▶ **YOUR GOAL**:
Retype these lines and no others: the line holding "Generate a LaTeX", the line holding "(0,0) rectangle (782,417);", and all lines between them. Pictures stay out.

— start EXTRACTED ENTRIES —

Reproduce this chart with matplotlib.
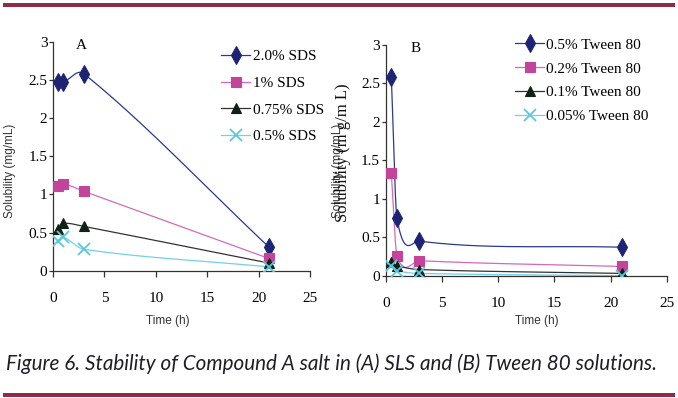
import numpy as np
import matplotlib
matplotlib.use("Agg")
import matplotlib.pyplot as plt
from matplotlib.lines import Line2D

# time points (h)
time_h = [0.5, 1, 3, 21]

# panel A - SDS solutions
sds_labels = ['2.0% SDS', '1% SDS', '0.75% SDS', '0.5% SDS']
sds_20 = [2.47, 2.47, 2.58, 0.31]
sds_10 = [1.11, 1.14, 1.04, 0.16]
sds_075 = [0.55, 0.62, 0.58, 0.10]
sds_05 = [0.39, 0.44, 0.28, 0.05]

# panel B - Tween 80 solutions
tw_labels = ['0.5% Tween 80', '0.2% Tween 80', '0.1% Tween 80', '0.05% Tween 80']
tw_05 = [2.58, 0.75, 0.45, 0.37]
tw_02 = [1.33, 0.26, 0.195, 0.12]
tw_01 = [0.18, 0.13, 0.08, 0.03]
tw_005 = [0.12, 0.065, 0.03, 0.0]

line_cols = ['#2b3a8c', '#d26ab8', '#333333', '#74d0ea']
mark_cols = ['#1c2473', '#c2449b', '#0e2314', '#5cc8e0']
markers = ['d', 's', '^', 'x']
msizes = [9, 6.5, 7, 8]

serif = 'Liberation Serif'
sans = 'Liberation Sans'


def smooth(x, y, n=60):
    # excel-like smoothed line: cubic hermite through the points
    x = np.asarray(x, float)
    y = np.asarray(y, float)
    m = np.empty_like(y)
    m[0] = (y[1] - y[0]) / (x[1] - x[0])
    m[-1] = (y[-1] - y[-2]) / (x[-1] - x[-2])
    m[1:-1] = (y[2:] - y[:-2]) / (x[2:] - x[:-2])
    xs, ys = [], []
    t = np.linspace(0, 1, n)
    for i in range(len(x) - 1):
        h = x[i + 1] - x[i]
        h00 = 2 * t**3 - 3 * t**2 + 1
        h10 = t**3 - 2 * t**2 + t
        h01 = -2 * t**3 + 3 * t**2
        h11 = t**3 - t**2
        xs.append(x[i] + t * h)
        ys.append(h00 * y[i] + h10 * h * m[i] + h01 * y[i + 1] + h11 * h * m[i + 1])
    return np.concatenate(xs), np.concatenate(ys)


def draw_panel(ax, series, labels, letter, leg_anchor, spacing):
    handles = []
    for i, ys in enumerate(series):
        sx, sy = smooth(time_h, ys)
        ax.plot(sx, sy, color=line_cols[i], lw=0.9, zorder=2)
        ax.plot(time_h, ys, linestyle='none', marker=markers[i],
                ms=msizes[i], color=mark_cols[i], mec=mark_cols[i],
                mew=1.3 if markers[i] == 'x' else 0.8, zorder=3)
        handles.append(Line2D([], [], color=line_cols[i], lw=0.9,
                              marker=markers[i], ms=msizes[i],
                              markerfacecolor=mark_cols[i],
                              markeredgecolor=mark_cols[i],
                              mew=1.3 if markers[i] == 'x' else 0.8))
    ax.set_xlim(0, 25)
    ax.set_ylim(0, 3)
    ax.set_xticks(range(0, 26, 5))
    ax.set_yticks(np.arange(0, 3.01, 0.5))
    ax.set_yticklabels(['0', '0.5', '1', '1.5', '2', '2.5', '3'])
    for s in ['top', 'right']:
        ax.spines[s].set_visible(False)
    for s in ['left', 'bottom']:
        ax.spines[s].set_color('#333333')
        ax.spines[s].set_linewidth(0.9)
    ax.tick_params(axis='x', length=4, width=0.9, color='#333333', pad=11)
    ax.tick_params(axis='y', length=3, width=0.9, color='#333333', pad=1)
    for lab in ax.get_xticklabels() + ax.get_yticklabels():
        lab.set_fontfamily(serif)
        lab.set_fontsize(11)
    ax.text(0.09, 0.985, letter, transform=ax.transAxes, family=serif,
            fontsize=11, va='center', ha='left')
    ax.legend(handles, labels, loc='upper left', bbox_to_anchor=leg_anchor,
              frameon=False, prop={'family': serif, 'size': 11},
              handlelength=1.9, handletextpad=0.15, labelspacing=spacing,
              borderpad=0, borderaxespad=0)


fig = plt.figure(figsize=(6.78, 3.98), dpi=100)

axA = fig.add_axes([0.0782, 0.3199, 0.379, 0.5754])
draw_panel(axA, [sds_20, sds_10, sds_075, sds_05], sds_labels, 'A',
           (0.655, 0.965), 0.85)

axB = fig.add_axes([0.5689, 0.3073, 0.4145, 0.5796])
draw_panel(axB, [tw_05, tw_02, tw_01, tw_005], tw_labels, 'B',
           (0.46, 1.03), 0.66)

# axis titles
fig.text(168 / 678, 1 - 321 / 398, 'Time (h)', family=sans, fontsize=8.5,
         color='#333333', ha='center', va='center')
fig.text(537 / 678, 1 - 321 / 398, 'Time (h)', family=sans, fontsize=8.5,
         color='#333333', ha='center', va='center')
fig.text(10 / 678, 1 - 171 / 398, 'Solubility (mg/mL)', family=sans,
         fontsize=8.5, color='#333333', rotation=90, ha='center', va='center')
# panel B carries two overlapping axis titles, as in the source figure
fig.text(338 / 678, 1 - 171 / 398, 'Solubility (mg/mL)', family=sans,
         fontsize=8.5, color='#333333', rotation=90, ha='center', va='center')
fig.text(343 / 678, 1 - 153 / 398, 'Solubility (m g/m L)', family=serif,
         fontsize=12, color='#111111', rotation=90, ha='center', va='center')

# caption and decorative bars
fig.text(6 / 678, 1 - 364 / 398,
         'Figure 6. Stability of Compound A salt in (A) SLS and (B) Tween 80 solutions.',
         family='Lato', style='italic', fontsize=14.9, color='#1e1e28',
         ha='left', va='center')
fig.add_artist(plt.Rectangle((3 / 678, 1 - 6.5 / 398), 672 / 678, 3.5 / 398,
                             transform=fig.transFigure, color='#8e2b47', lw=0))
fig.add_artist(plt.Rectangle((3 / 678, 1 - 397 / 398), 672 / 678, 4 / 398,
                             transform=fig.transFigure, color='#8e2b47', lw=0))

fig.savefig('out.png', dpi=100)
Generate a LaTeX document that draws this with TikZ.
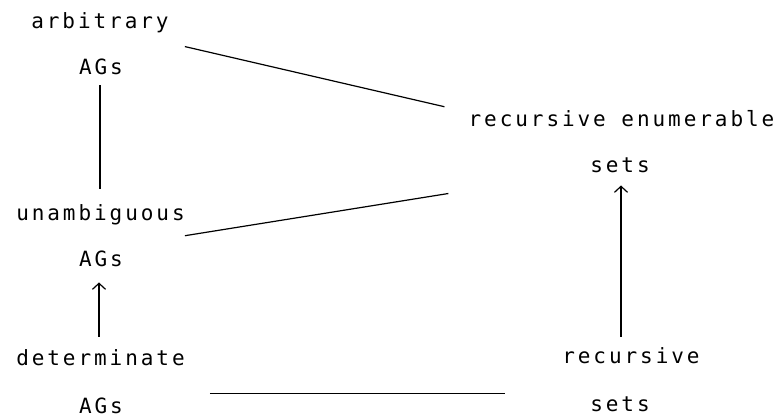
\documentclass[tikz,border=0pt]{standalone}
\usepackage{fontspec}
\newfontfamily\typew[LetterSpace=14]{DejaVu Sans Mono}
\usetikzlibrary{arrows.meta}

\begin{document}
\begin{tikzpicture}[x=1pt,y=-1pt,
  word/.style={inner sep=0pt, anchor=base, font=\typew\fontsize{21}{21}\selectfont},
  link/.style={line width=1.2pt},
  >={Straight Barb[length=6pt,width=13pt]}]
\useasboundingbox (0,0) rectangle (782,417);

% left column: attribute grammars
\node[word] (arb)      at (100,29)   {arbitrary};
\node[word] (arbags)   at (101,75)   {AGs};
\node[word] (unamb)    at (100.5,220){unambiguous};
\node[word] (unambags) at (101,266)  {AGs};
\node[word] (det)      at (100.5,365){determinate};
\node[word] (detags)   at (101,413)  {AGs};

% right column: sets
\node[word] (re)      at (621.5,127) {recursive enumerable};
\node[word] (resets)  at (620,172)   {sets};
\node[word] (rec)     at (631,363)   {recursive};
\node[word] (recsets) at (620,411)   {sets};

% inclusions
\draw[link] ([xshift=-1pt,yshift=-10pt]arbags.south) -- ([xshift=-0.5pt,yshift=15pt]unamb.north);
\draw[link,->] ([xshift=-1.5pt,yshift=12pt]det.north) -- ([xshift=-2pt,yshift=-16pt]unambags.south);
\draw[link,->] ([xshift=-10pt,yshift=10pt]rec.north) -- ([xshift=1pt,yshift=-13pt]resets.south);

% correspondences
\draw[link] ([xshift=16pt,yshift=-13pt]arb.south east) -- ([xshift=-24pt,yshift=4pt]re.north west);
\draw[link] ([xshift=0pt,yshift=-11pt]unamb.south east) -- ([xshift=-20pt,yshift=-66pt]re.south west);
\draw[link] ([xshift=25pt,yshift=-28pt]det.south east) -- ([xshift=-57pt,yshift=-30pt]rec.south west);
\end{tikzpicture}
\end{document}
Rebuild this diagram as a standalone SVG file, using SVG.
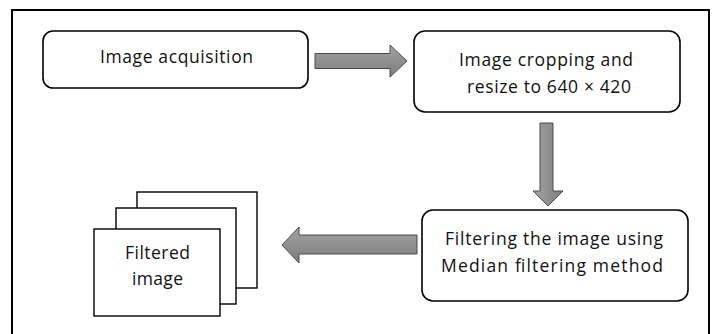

— end EXTRACTED ENTRIES —

▶ **COMPLETE RESPONSE**:
Generate a LaTeX document that draws this with TikZ.
\documentclass[tikz,border=0pt]{standalone}
\usepackage{fontspec}
\newfontfamily\typew[LetterSpace=14]{DejaVu Sans Mono}
\usetikzlibrary{arrows.meta}

\begin{document}
\begin{tikzpicture}[x=1pt,y=-1pt,
  word/.style={inner sep=0pt, anchor=base, font=\typew\fontsize{21}{21}\selectfont},
  link/.style={line width=1.2pt},
  >={Straight Barb[length=6pt,width=13pt]}]
\useasboundingbox (0,0) rectangle (782,417);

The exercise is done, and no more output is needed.